A special meeting of Diplomat National Bank stockholders scheduled for today has been postponed amid a deepening rift within the bank's board of directors over the role of the bank's former chairman, Charles C. Kim.

Kim has been charged by the Securities and Exchange Commission with aiding a secret takeover of the bank by South Korean agent Tongsun Park and an aide to Korean evangelist Sun Myung Moon. A court order prevents the bank from allowing Kim to participate in managing the bank or from continuing his consulting role beyond April.

Recently the current chairman of the bank, William Chin-Lee, ordered Kim to move his offices out of the bank, which was organized in 1975 to cater in particular to Asians in the Washington area.

However, three of the bank's six directors had called the stockholders' meeting to elect two additional directors described as being favorable to a continued role for Kim.

Dr. Mgin T. Quiambao, one of the three directors, said yesterday the meeting was postponed at the request of the comptroller of the currency. He said teh comptoller, whose office regulates national banks, said the papers calling for the meeting did not comply with security laws and that an investigation would have to be conducted into any ties that Kim might have with the two peoposed directors.

Quiambo said the meeting has not been rescheduled.

"I wish Kim could be reinstated as a director," Quiambao said. "But I don't think we can now."

He added, "Even if he's not in the bank, what is wrong if he continues to bring in deposits behind the scenes? He is a stockholder. How come (the other directors) are agaisnt it?

Harry J. Zink, another director responsible for calling the meeting, said, "My position is he (Kim) is a necessary part of this bank. He did some things wrong. I think he's suffered enough. I feel he ought to be chairman eventually, in another year or so." Zink later modified his statement to say that he thought Kim should assume "some position" in the bank, not that of chairman.

Under the terms of the court order, Kim may not be rehired as an officer of the bank without the approval of the comptorller. In addition, he is barred from engaging in fraud in connection with sales of securities.

Both Zink and Quiambao said their concern is less with Kim than with the bank's current management, which they criticized as being inadequate.

Minutes of a Dec. 8 meeting of the bank's directors, attended only by the pro-Kim board members, show that Zink chastised the president and chairman of the board for failing to set forth "a marketing policy and objectives - a very vital aspect for the survival of the bank."

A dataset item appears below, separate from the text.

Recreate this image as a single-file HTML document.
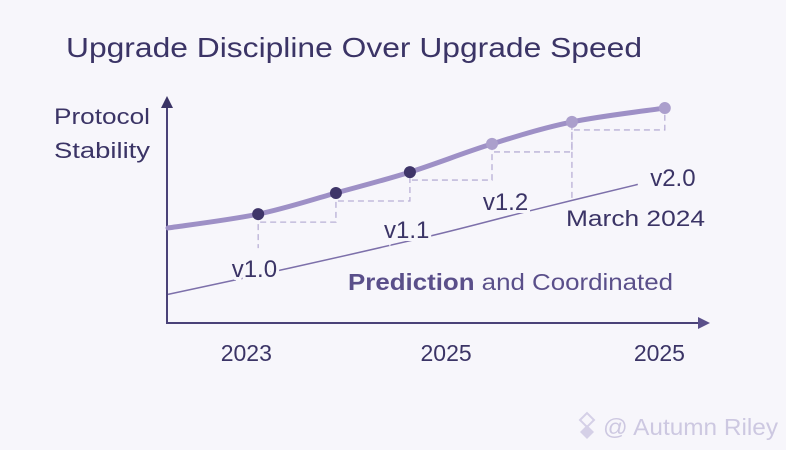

Referring to deposits by Moon's Unification Church at the bank, Quiambao said, "Is someone going to say, 'You're a Moone, we don't want your money?"

Asked yesterday what role he might play at the bank after his consulting contract expires in April, Kim said, "There are many people who invested in the bank, and if I can help the bank, I'll do my best by referring customers (to the bank) after April."

Kim said he would perform this service without charge. Asked if he would influence the directors behind the scenes, Kim said, "After April, if the directors come to me, I'll give my experience and knowledge."

Kim declined to discuss what knowledge he might have had of the hidden ownership in the bank of Tongsun Park and aide to Moon. The SEC, in a complaint, said Kim and others sold stock to Tongsun Park and an aide to Moon through front men and lied about the bank's true ownerhip to the comptroller.

However, Kim said, "The bank has had nothing to do with Koreagate or the KCIA (Korean Central Intelligence Agency)."

A confidential report of a special examination of the bank comptroller completed in August shows relatively little criticism of the bank and its management.

The report, based on examination begun in June, classified only $16,314 in loans as losses and $12,066 in loans as being of doubtful collectability. Another $159,084 in loans was said to be of substandard quality, and $518,243 in loans was "especially mentioned." The latter category problems for the bank at present but might eventually become problems.

Beyond the bank's failure to keep a record of its directors' business connections on file, the report said no violation of laws or regulations were found.

The examination, by Nancy C. Cody, examiner-in-charge, rated the bank's liquidity as "adequate" although it said the bank's ability to pay off depositors quickly had been a problem in the past.

"An area of some concern is your bank's lack of significant growth in stable deposits," the examiners said in a letter to the directors. "This lack of growth has prevented Diplomat National Bank from reaching a break-even point as far as earnings. It is recognized that unfavorable publicity has somewhat hindered efforts to attract deposits, and that management is actively seeking new deposit relationships."

Philip N. Smith, a lawyer for the bank, said most banks show losses in their first several years of operation. He said the bank's loss for the first half of this year was $41,000, almost all attribute to legal fees caused by government investigations of possilble Korean influence at the bank.